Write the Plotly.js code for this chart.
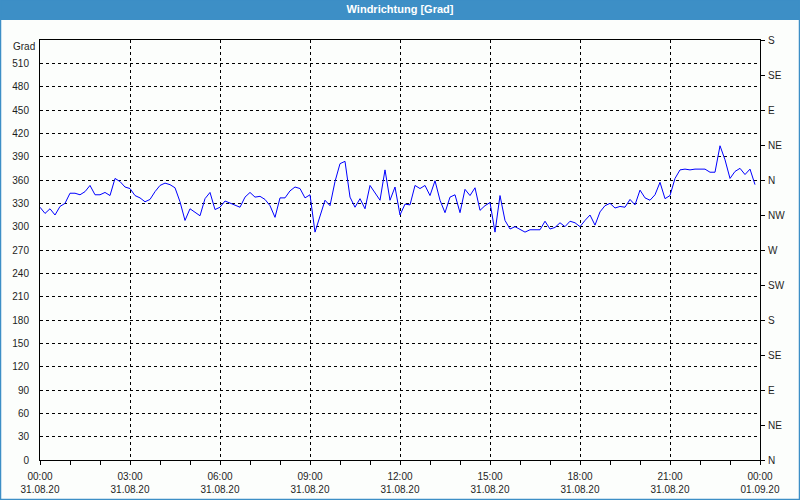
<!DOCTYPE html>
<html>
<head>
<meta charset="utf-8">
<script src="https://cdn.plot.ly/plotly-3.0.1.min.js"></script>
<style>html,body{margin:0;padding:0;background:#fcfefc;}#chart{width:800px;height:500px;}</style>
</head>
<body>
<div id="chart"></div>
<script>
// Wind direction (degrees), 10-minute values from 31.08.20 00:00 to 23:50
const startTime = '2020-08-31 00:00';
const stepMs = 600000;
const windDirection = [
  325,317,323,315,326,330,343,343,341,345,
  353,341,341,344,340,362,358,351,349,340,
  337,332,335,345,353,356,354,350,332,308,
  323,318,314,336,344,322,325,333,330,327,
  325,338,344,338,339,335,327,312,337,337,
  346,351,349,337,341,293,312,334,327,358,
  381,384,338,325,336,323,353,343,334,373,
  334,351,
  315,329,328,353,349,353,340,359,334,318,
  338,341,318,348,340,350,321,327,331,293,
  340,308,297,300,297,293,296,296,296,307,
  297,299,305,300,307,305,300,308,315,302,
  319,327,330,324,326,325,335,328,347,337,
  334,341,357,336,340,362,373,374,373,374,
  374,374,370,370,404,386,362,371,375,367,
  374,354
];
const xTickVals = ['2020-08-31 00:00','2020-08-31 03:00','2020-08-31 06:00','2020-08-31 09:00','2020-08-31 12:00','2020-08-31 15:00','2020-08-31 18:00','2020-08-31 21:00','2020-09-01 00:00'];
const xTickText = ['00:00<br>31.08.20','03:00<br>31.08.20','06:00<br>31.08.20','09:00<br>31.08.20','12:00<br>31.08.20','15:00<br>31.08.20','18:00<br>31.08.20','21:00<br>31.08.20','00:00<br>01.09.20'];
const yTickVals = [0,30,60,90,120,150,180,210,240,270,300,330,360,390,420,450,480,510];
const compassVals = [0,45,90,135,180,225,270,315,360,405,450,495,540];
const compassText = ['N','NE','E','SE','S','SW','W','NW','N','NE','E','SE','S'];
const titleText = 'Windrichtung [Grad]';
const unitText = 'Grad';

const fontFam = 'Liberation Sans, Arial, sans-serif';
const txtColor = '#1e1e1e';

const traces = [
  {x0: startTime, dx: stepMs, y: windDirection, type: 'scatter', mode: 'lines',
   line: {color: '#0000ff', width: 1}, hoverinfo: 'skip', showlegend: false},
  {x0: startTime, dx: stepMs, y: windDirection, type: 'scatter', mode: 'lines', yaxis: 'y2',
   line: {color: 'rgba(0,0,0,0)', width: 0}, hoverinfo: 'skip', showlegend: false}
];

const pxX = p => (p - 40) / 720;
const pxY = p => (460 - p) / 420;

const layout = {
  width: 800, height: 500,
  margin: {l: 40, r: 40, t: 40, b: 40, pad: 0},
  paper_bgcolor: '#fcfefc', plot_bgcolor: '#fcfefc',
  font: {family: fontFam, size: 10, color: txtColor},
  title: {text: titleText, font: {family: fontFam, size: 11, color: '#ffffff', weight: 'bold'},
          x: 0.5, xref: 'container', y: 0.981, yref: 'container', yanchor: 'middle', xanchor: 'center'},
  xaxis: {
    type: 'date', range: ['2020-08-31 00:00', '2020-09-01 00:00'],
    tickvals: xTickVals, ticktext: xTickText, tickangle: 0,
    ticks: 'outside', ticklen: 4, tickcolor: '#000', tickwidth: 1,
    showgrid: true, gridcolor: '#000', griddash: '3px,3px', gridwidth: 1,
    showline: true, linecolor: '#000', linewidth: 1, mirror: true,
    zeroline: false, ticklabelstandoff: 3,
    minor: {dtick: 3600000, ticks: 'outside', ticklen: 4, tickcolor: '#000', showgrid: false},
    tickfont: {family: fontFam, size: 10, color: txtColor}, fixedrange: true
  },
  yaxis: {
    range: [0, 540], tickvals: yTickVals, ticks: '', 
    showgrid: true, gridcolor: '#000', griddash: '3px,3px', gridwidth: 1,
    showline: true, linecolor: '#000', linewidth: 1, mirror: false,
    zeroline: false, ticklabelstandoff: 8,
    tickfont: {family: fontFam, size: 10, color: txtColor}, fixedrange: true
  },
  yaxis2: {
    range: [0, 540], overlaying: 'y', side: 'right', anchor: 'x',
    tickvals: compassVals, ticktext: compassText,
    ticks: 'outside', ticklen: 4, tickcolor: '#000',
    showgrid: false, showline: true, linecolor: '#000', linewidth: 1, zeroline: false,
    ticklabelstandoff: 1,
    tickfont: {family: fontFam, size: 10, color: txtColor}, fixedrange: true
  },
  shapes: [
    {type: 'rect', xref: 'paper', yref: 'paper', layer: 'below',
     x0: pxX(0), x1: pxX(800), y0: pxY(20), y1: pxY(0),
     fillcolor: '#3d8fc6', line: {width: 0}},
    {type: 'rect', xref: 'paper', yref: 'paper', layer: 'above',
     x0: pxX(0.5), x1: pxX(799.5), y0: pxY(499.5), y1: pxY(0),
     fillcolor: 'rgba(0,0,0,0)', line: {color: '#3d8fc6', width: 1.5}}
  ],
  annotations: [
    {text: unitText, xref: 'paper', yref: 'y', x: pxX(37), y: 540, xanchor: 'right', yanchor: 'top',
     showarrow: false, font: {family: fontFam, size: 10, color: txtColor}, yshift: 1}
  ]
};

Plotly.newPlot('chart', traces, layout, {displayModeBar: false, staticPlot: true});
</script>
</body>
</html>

...

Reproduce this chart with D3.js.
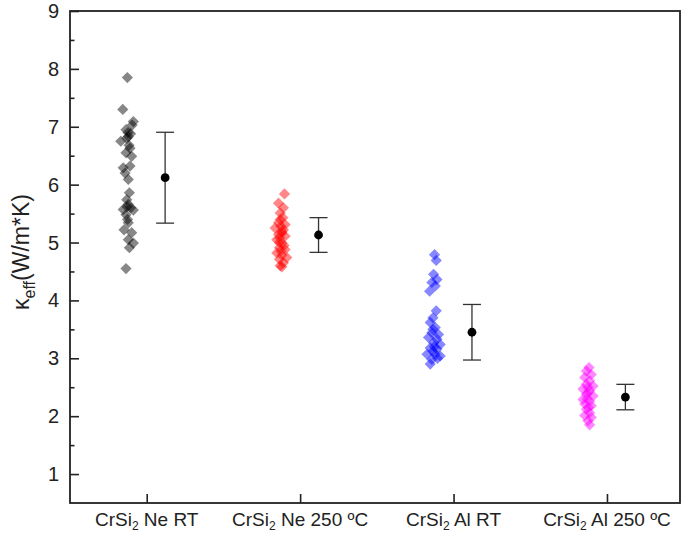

Set problem:
Look above for the line with "Write the Plotly.js code for this chart." and the line with "const pxY = p => (460 - p) / 420;", then copy exactly the lines from the first through the second, both kept, with no pictures.

Solution below:
Write the Plotly.js code for this chart.
<!DOCTYPE html>
<html>
<head>
<meta charset="utf-8">
<script src="https://cdn.plot.ly/plotly-3.0.1.min.js"></script>
<style>html,body{margin:0;padding:0;background:#fcfefc;}#chart{width:800px;height:500px;}</style>
</head>
<body>
<div id="chart"></div>
<script>
// Wind direction (degrees), 10-minute values from 31.08.20 00:00 to 23:50
const startTime = '2020-08-31 00:00';
const stepMs = 600000;
const windDirection = [
  325,317,323,315,326,330,343,343,341,345,
  353,341,341,344,340,362,358,351,349,340,
  337,332,335,345,353,356,354,350,332,308,
  323,318,314,336,344,322,325,333,330,327,
  325,338,344,338,339,335,327,312,337,337,
  346,351,349,337,341,293,312,334,327,358,
  381,384,338,325,336,323,353,343,334,373,
  334,351,
  315,329,328,353,349,353,340,359,334,318,
  338,341,318,348,340,350,321,327,331,293,
  340,308,297,300,297,293,296,296,296,307,
  297,299,305,300,307,305,300,308,315,302,
  319,327,330,324,326,325,335,328,347,337,
  334,341,357,336,340,362,373,374,373,374,
  374,374,370,370,404,386,362,371,375,367,
  374,354
];
const xTickVals = ['2020-08-31 00:00','2020-08-31 03:00','2020-08-31 06:00','2020-08-31 09:00','2020-08-31 12:00','2020-08-31 15:00','2020-08-31 18:00','2020-08-31 21:00','2020-09-01 00:00'];
const xTickText = ['00:00<br>31.08.20','03:00<br>31.08.20','06:00<br>31.08.20','09:00<br>31.08.20','12:00<br>31.08.20','15:00<br>31.08.20','18:00<br>31.08.20','21:00<br>31.08.20','00:00<br>01.09.20'];
const yTickVals = [0,30,60,90,120,150,180,210,240,270,300,330,360,390,420,450,480,510];
const compassVals = [0,45,90,135,180,225,270,315,360,405,450,495,540];
const compassText = ['N','NE','E','SE','S','SW','W','NW','N','NE','E','SE','S'];
const titleText = 'Windrichtung [Grad]';
const unitText = 'Grad';

const fontFam = 'Liberation Sans, Arial, sans-serif';
const txtColor = '#1e1e1e';

const traces = [
  {x0: startTime, dx: stepMs, y: windDirection, type: 'scatter', mode: 'lines',
   line: {color: '#0000ff', width: 1}, hoverinfo: 'skip', showlegend: false},
  {x0: startTime, dx: stepMs, y: windDirection, type: 'scatter', mode: 'lines', yaxis: 'y2',
   line: {color: 'rgba(0,0,0,0)', width: 0}, hoverinfo: 'skip', showlegend: false}
];

const pxX = p => (p - 40) / 720;
const pxY = p => (460 - p) / 420;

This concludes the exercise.